Internet unterschätzt
Auf den ersten Fehler folgte gemäss Kepel ein zweiter: Die Sicherheitsbehörden verkannten die Rolle des Internets als Plattform für die schleichende Radikalisierung. Al-Suri konnte dank dem Internet eine grosse Zahl von Islamisten beeinflussen und für sich gewinnen. Diese wiederum rekrutierten gezielt junge Männer in den Gefängnissen; alles kleine Kriminelle, denen eine neue Perspektive im Namen des Islams versprochen wurde. Auch das hätten die Geheimdienste nicht kommen sehen, sagt Kepel.
Heute erscheint der IS so stark wie nie zuvor. Die Zahl der Anschläge, die Zahl der Todesopfer, selbst die Zahl der verhinderten Attentate könnten das bestätigen.
Das Ende des IS?
Keppel kommt hingegen zu einem anderen Schluss. Er sieht diese Form von Terrorismus, die Terror-Organisation Islamischer Staat, die Ideologie von Al-Suri an einem Wendepunkt. Eine Folge der Anschläge vom November in Paris: «Nach den Anschlägen im November reagierte eine grosse Zahl Muslime äusserst heftig, betonte, dass das nichts mit ihrem Verständnis des Islams zu tun habe und verurteilte den Terrorismus scharf.»
Die Terroristen hätten nämlich die ganze Bevölkerung zur Zielscheibe genommen, wahllos Menschen grausam niedergemetzelt – auch zahlreiche Muslime.
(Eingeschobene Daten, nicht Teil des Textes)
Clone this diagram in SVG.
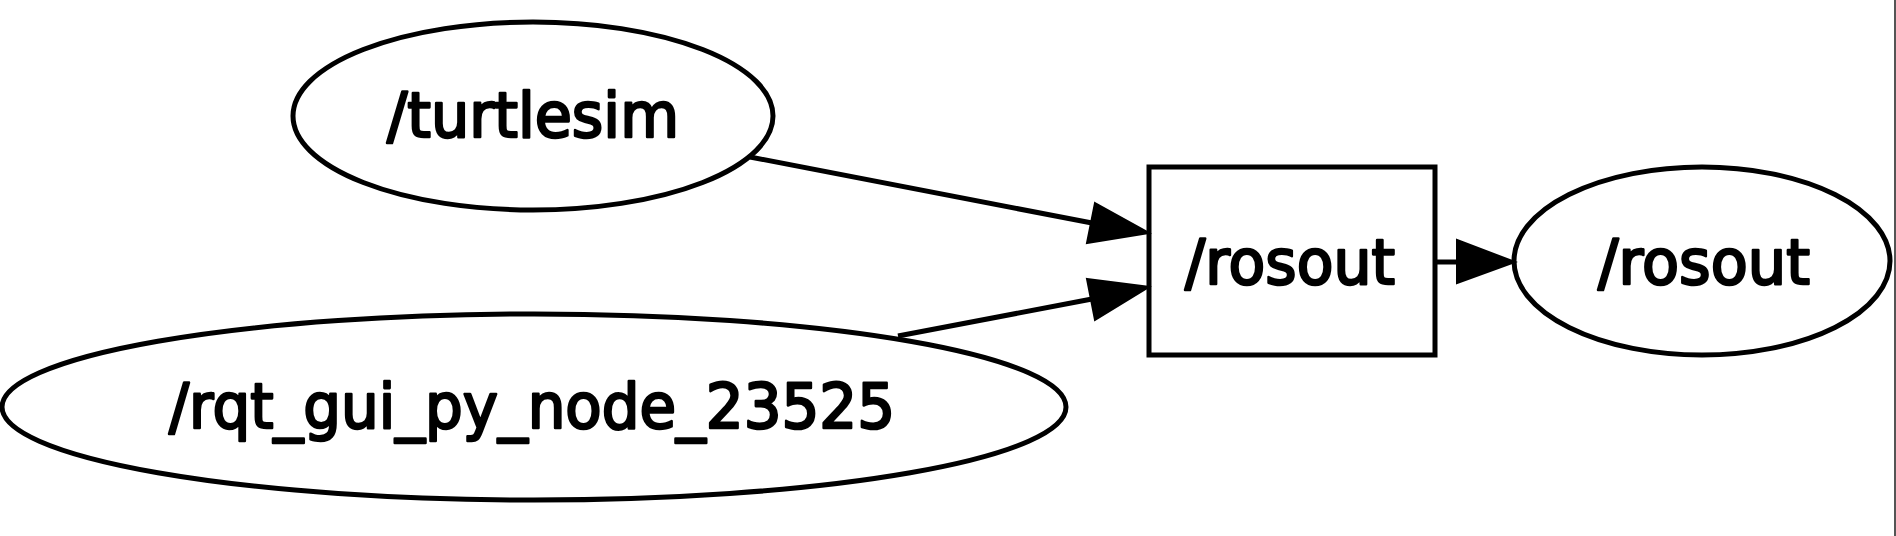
<svg xmlns="http://www.w3.org/2000/svg" width="1896" height="536" viewBox="0 0 1896 536">
<style>
.shape{fill:none;stroke:#000;stroke-width:5}
.edge{fill:none;stroke:#000;stroke-width:5}
.head{fill:#000;stroke:#000;stroke-width:2;stroke-linejoin:miter}
text{font-family:"DejaVu Sans",Verdana,sans-serif;font-size:63px;fill:#000;stroke:#000;stroke-width:2.6;stroke-linejoin:round;text-anchor:middle}
</style>
<rect x="0" y="0" width="1896" height="536" fill="#fff"/>
<line x1="1895" y1="0" x2="1895" y2="536" stroke="#555" stroke-width="2"/>
<g id="connectors">
<line class="edge" x1="750" y1="157" x2="1092" y2="223"/>
<polygon class="head" points="1095,203 1149,233 1087,243"/>
<line class="edge" x1="898" y1="336" x2="1092" y2="299"/>
<polygon class="head" points="1087,279 1149,287 1095,320"/>
<line class="edge" x1="1435" y1="262" x2="1458" y2="262"/>
<polygon class="head" points="1457,240 1515,262 1457,283"/>
</g>
<g id="node-turtlesim">
<ellipse class="shape" cx="533" cy="116" rx="240" ry="94"/>
<text x="533" y="137" textLength="292" lengthAdjust="spacingAndGlyphs">/turtlesim</text>
</g>
<g id="node-rqt">
<ellipse class="shape" cx="534" cy="407" rx="532" ry="93"/>
<text x="532" y="428" textLength="726" lengthAdjust="spacingAndGlyphs">/rqt_gui_py_node_23525</text>
</g>
<g id="topic-rosout">
<rect class="shape" x="1149" y="167" width="286" height="188"/>
<text x="1290" y="284" textLength="210" lengthAdjust="spacingAndGlyphs">/rosout</text>
</g>
<g id="node-rosout">
<ellipse class="shape" cx="1702" cy="261" rx="188" ry="94"/>
<text x="1704" y="284" textLength="212" lengthAdjust="spacingAndGlyphs">/rosout</text>
</g>
</svg>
Ganz anders als bei den Anschlägen auf die Redaktion von «Charlie Hebdo» und auf den jüdischen Supermarkt Hyper-Cacher. «Bei den Anschlägen im Januar auf ‹Charlie Hebdo› gab es viele, die sagten: Wir verurteilen Morde, aber die Betroffenen tragen eine Mitschuld, sie haben den Propheten entwürdigt. Im November war das anders.»
Der Terrorismus muss auf der einen Seite Angst und Schrecken verbreiten, um andererseits Sympathisanten für die eigene Sache zu gewinnen.
Darin erkennt Gilles Kepel einen politischen Fehler der Terror-Organisation Islamischer Staat. Wenn sich weite Teile der muslimischen Bevölkerung so deutlich abwenden würden, dann habe die grosse Bürgerbewegung, die Al-Suri mit seinem Appell anstrebte, keine Zukunft. «Der Terrorismus folgt einem Modell: Er muss auf der einen Seite Angst und Schrecken verbreiten, um andererseits Sympathisanten für die eigene Sache zu gewinnen. Das Modell wird sich weiterentwickeln. Mir scheint aber, dass der Islamische Staat einen politischen Fehler beging am 13. November, mit den Anschlägen in Paris.»